На сцену вышел товарищ Сталин. Хрустальные подвески у люстр задрожали от взрыва аплодисментов и криков «ура». Товарищ Сталин начал говорить, и сразу все смолкло. В театре тихо. Стараюсь запомнить каждое слово, каждый жест. Ведь это он говорит и обо мне и о моих обязанностях, как будущего депутата, перед народом… Товарищ Сталин говорит:

— Со своей стороны я хотел бы заверить вас, товарищи, что вы можете смело положиться на товарища Сталина…

У меня мелькает мысль: «Сумею ли я оправдать надежды избирателей? Буду ли я по-сталински тверд и решителен?»

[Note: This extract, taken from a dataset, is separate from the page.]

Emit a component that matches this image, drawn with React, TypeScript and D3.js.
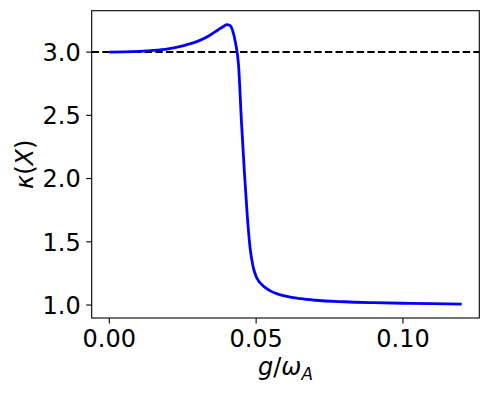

Я гляжу им товарища Сталина, вижу его спокойное, открытое лицо, и волна радости заливает мне грудь.

Да! Под руководством Сталина оправдаю. Я жизнь отдам за партию, за Сталина, за родину, за прекрасное будущее! Товарищ Сталин закончил. Избиратели устраивают своему кандидату бурную овацию. Аплодисменты и крики не смолкают и нарастают все сильнее. Кажется, что они несутся и из-за стен театра — с заснеженных площадей столицы, где у репродукторов большие толпы с напряженным вниманием слушали речь; что они несутся с необъятных просторов Советского Союза — из городов и сел всей нашей великой родины.

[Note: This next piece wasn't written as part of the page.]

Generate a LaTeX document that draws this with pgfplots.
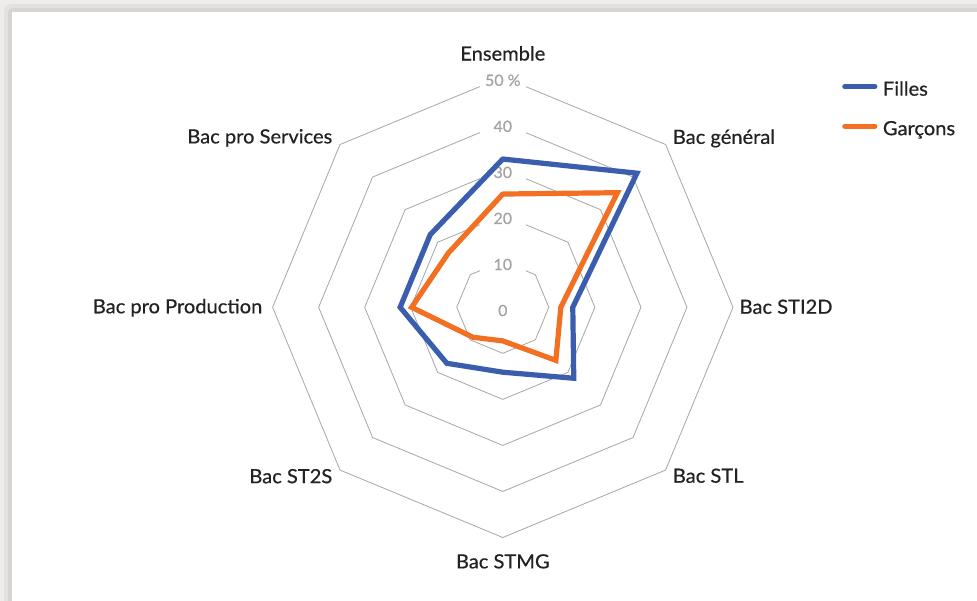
\documentclass[border=0pt]{standalone}
\usepackage{fontspec}
\setmainfont{Lato}
\newfontfamily\etiq{Lato}[FakeBold=0.5, FakeStretch=1.03]
\usepackage{pgfplots}
\usepackage{pgfplotstable}
\pgfplotsset{compat=1.18}

\definecolor{bleu}{HTML}{3A5DAE}
\definecolor{orng}{HTML}{F36F21}
\definecolor{grille}{HTML}{A6A6A6}
\definecolor{texte}{HTML}{222222}
\definecolor{gradu}{HTML}{A3A3A3}
\definecolor{ombreA}{HTML}{EFEDEC}
\definecolor{ombreB}{HTML}{E3E0DE}
\definecolor{ombreC}{HTML}{D7D4D2}

% angle (deg), share in %
\pgfplotstableread{
angle filles garcons
90   32.2 24.6
45   41.2 35.2
0    15.2 12.6
-45  21.8 16.3
-90  14.1 7.3
-135 17.2 9.2
180  22.3 19.8
135  22.3 16.7
90   32.2 24.6
}\donnees

\tikzset{gradu/.style={fill=white, minimum width=46pt, minimum height=20pt,
  inner sep=0pt, text=gradu, font=\etiq\fontsize{15.5}{16}\selectfont}}

\begin{document}
\begin{tikzpicture}[x=1pt,y=1pt]
\clip (0,0) rectangle (977,601);
% card and its shadow
\fill[ombreA] (0,0) rectangle (977,601);
\fill[ombreB, rounded corners=8] (4,-10) rectangle (990,597);
\fill[ombreC, rounded corners=5] (8,-10) rectangle (990,593);
\fill[white] (12,0) rectangle (977,589);

\begin{axis}[
  at={(502.8pt,293.7pt)}, anchor=center,
  x=4.604pt, y=4.604pt,
  xmin=-50, xmax=50, ymin=-50, ymax=50,
  hide axis, clip=false,
  legend style={at={(1.2368,0.9905)}, anchor=north west, draw=none, fill=none,
    inner sep=0pt, row sep=25.5pt,
    nodes={inner sep=0pt, text height=14pt, text depth=0pt,
      font=\etiq\fontsize{19.5}{20}\selectfont, text=texte},
    /tikz/every odd column/.append style={column sep=5.5pt}},
  legend cell align=left,
  legend image code/.code={\draw[#1] (0pt,2pt) -- (30pt,2pt);},
]
\pgfplotsinvokeforeach{10,20,30,40,50}{
  \addplot[grille, line width=0.8pt, forget plot, data cs=polar] coordinates {
    (90,#1) (45,#1) (0,#1) (-45,#1) (-90,#1) (-135,#1) (180,#1) (135,#1) (90,#1)};
}
% radial scale
\node[gradu] at (axis cs:0,-0.7) {0};
\node[gradu] at (axis cs:0,9.3) {10};
\node[gradu] at (axis cs:0,19.3) {20};
\node[gradu] at (axis cs:0,29.3) {30};
\node[gradu] at (axis cs:0,39.3) {40};
\node[gradu] at (axis cs:0,49.3) {50 \%};
% category labels
\begin{scope}[font=\etiq\fontsize{19.5}{20}\selectfont, text=texte, inner sep=0pt]
\node[anchor=base] at (axis cs:0,53.6) {Ensemble};
\node[anchor=base west] at (axis cs:36.9,35.5) {Bac général};
\node[anchor=base west] at (axis cs:51.4,-1.4) {Bac STI2D};
\node[anchor=base west] at (axis cs:36.9,-38.1) {Bac STL};
\node[anchor=base] at (axis cs:0,-56.7) {Bac STMG};
\node[anchor=base east] at (axis cs:-37.0,-38.2) {Bac ST2S};
\node[anchor=base east] at (axis cs:-52.2,-1.3) {Bac pro Production};
\node[anchor=base east] at (axis cs:-37.0,35.6) {Bac pro Services};
\end{scope}

\addplot[bleu, line width=5.2pt, line join=miter, line cap=round, data cs=polar]
  table[x=angle, y=filles] {\donnees};
\addlegendentry{Filles}
\addplot[orng, line width=5.2pt, line join=miter, line cap=round, data cs=polar]
  table[x=angle, y=garcons] {\donnees};
\addlegendentry{Garçons}
\end{axis}
\end{tikzpicture}
\end{document}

Этот вечер дал мне несказанно много. У меня как-то все прояснилось. Я теперь знал, в чем основа моей будущей деятельности, знал, чего ждет от меня советский народ, чего ждет от меня товарищ Сталин…

В день выборов из избирательных участков моего округа мне по телефону сообщали о ходе выборов. А я с нетерпением ждал сообщения из 58-го участка, помещавшегося в клубе Свердлова в Кремле…

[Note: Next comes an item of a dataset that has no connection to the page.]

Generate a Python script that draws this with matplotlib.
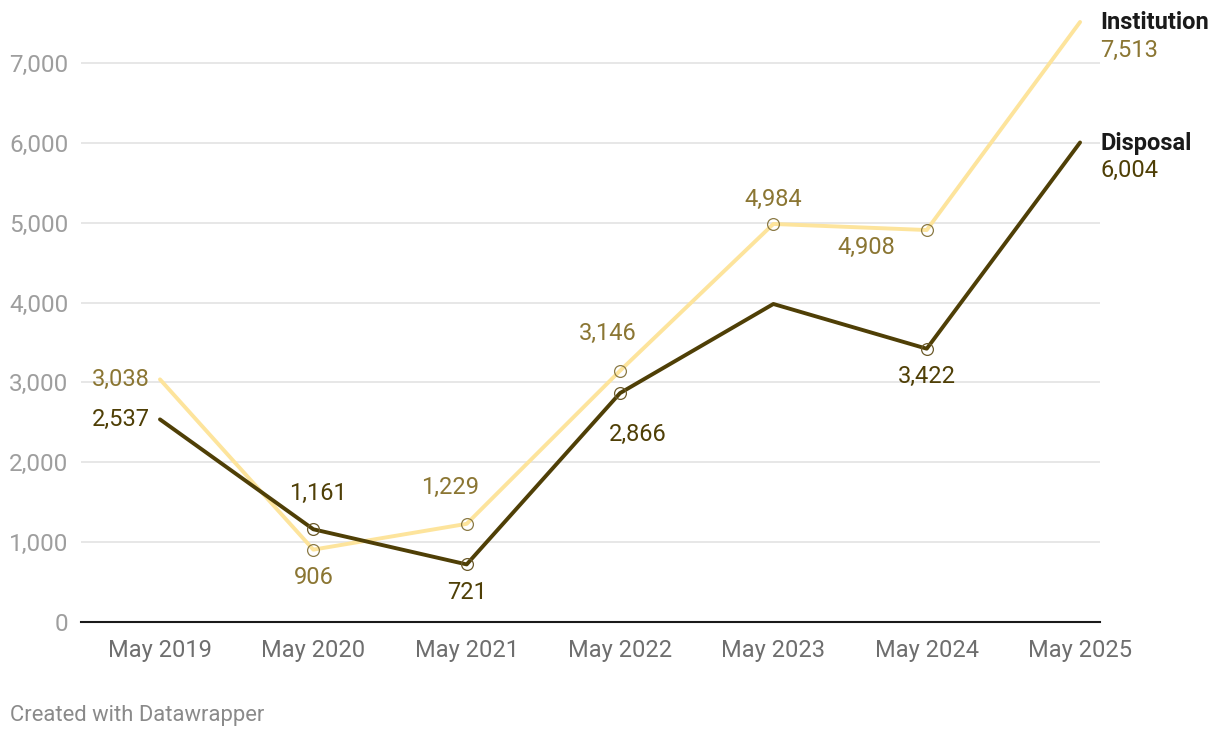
import matplotlib
matplotlib.use("Agg")
import matplotlib.pyplot as plt

plt.rcParams['font.family'] = ['Roboto', 'DejaVu Sans']

years = ['May 2019', 'May 2020', 'May 2021', 'May 2022', 'May 2023', 'May 2024', 'May 2025']
institution = [3038, 906, 1229, 3146, 4984, 4908, 7513]
disposal = [2537, 1161, 721, 2866, 3982, 3422, 6004]

# which points get an open circle marker
inst_marked = [1, 2, 3, 4, 5]
disp_marked = [1, 2, 3, 5]

# label offsets in pixels (dx, dy), None = no label
inst_offsets = [(-10, 0, 'right'), (0, -28, 'center'), (-17, 36, 'center'), (-12, 37, 'center'),
                (0, 24, 'center'), (-60, -17, 'center'), None]
disp_offsets = [(-10, 0, 'right'), (5, 36, 'center'), (0, -28, 'center'), (18, -41, 'center'),
                None, (0, -28, 'center'), None]

inst_line = '#fde49c'
inst_text = '#8b7633'
disp_line = '#4f3f06'
disp_text = '#4f3f06'

fig = plt.figure(figsize=(12.2, 7.38), dpi=100)
ax = fig.add_axes([81 / 1220, 1 - 622 / 738, (1100 - 81) / 1220, (622 - 10) / 738])

x = list(range(len(years)))
ax.plot(x, institution, color=inst_line, lw=2.8, solid_capstyle='round', zorder=3)
ax.plot(x, disposal, color=disp_line, lw=2.8, solid_capstyle='round', zorder=4)

ax.plot([x[i] for i in inst_marked], [institution[i] for i in inst_marked], 'o', ms=8.5,
        mfc='none', mec='#8b7a45', mew=0.9, zorder=5)
ax.plot([x[i] for i in disp_marked], [disposal[i] for i in disp_marked], 'o', ms=8.5,
        mfc='none', mec='#6b5a2a', mew=0.9, zorder=5)

for vals, offs, col in [(institution, inst_offsets, inst_text), (disposal, disp_offsets, disp_text)]:
    for i, o in enumerate(offs):
        if o is None:
            continue
        dx, dy, ha = o
        ax.annotate(f'{vals[i]:,}', (x[i], vals[i]), xytext=(dx, dy), textcoords='offset pixels',
                    ha=ha, va='center', fontsize=17, color=col, zorder=6)

# end labels
for name, vals, col in [('Institution', institution, inst_text), ('Disposal', disposal, disp_text)]:
    ax.annotate(name, (x[-1], vals[-1]), xytext=(20, -1), textcoords='offset pixels',
                ha='left', va='center', fontsize=17, fontweight='bold', color='#1a1a1a',
                annotation_clip=False)
    ax.annotate(f'{vals[-1]:,}', (x[-1], vals[-1]), xytext=(20, -28), textcoords='offset pixels',
                ha='left', va='center', fontsize=17, color=col, annotation_clip=False)

ax.set_xlim(-0.515, 6.13)
ax.set_ylim(0, 7663)
ax.set_yticks(range(0, 8000, 1000))
ax.set_yticklabels([f'{v:,}' for v in range(0, 8000, 1000)])
ax.set_xticks(x)
ax.set_xticklabels(years)
ax.grid(axis='y', color='#e3e3e3', lw=1.2, zorder=0)
ax.tick_params(axis='y', length=0, pad=9, labelsize=17.5, labelcolor='#9e9e9e')
ax.tick_params(axis='x', length=0, pad=12, labelsize=17, labelcolor='#6e6e6e')
for s in ['top', 'right', 'left']:
    ax.spines[s].set_visible(False)
ax.spines['bottom'].set_color('#1a1a1a')
ax.spines['bottom'].set_linewidth(1.5)
ax.set_axisbelow(True)

fig.text(10 / 1220, 1 - 715 / 738, 'Created with Datawrapper', fontsize=15.8, color='#8a8a8a',
         ha='left', va='center')

fig.savefig('out.png', dpi=100)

Позвонили только вечером, сообщили, что в 6 часов 50 минут проголосовали товарищи Сталин, Молотов, Ворошилов. У меня вырвался вопрос:

— Сталин голосовал за меня?!

Голос в трубке спокойно ответил.

— Голосование тайное…

Мне посчастливилось и еще несколько раз встретиться с товарищем Сталиным. На XVIII партийном съезде, где я был самым молодым членом партии (меня приняли в марте 1939 года), я слышал его исторический доклад о работе Центрального комитета партии.

При каждой встрече с товарищем Сталиным я всегда подмечал, даже в мелочах, его постоянную заботу, его особую любовь к людям.

Помню встречу на Московском аэродроме Валерия Чкалова после знаменитого перелета по Сталинскому маршруту. Не успел самолет остановиться — к нему подкатила машина, и навстречу изумленному Чкалову вышел товарищ Сталин. Он быстро подошел к смелому летчику, крепко обнял и расцеловал его…

После одного из выступлений товарищ Жданов сошел с трибуны усталый, на лбу у него выступил пот. Товарищ Сталин подошел, достал платок и вытер ему лоб…

На внеочередной пятой сессии Верховного Совета СССР выступали члены полномочных комиссий народных собраний Западной Украины и Западной Белоруссии. Когда делегаты поднимались на трибуну, товарищ Сталин первый вставал и стоя приветствовал посланцев освобожденных от панского ига братьев украинцев и братьев белоруссов…

Вся моя жизнь является иллюстрацией сталинской, заботы о человеке в нашей стране. Вчерашний чернорабочий за год сделался квалифицированным фрезеровщиком, за стахановский труд награжден орденом Трудового Красного знамени. Энергично принявшись за учебу, через пять лет я оказался на втором курсе Промышленной академии, выпускающей инженеров. В научном обществе инженеров-машиностроителей меня избрали заместителем председателя Оргбюро. Так в Советском Союзе стираются грани между умственным и физическим трудом.

Каждая сталинская речь, каждая его статья укрепляют у людей нашей страны веру в свои силы, зовут на подвиги во имя социалистической родины, на борьбу за построение коммунистического общества, за светлое будущее человечества.